Russia, which in April was ready to freeze production, now wants to see an internal agreement among OPEC before it commits to rejoining an initiative.

“Negotiations are ongoing. I see positive signs coming from OPEC ‘majors’,” said a senior industry source familiar with the discussions, referring to Riyadh and Tehran.

“Russia wants to see an OPEC agreement before committing anything. So (OPEC members) are busy among themselves formulating an agreement.”

OPEC sources say Iran’s participation in a production pact has been the main stumbling block in reaching a deal.

The previous attempt to freeze output at January levels collapsed in April after Saudi Arabia said it wanted all producers, including Iran, to join the initiative.

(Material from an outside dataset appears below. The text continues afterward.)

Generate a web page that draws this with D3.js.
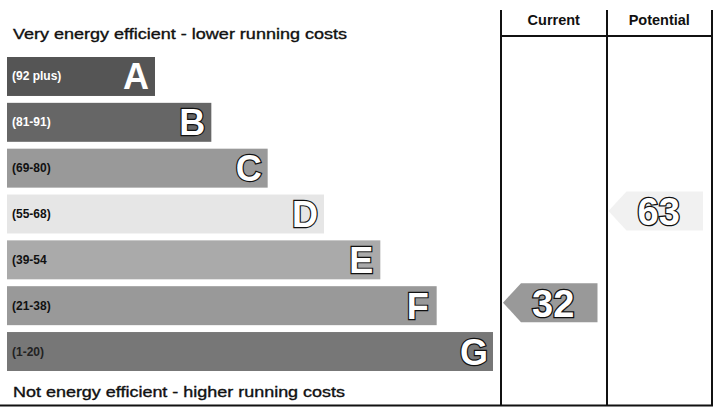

Tehran insists it will be ready for joint action only once it regains pre-sanctions output of 4 million barrels per day (bpd). It pumped 3.6 million bpd in July, OPEC figures show.

But since the appointment of Khalid al-Falih as Saudi energy minister in April, Riyadh has taken a softer tone towards Iran at OPEC. The group is likely to revive freeze talks in September as Saudi Arabia appears to want higher prices.

Besides Iran, output levels in Nigeria and Libya could also complicate reaching a deal. While Saudi Arabia, Iran and Russia have reached record production since April, Nigeria’s hit its lowest in more than two decades due to attacks on oil sites. Libya is pumping a fraction of its pre-conflict rate.

“The difficult question for all will be defining the freeze – at what level of production. Agreeing a number may be a challenge – unless they all agree to allow some form of flexibility?” the senior industry source said.

An OPEC source from a main Middle East oil producer agreed.

“Freezing output now is difficult, everyone is raising production. And even if, and I am saying ‘if’ … we agreed to a freeze, no one will commit to stick to it,” the source said.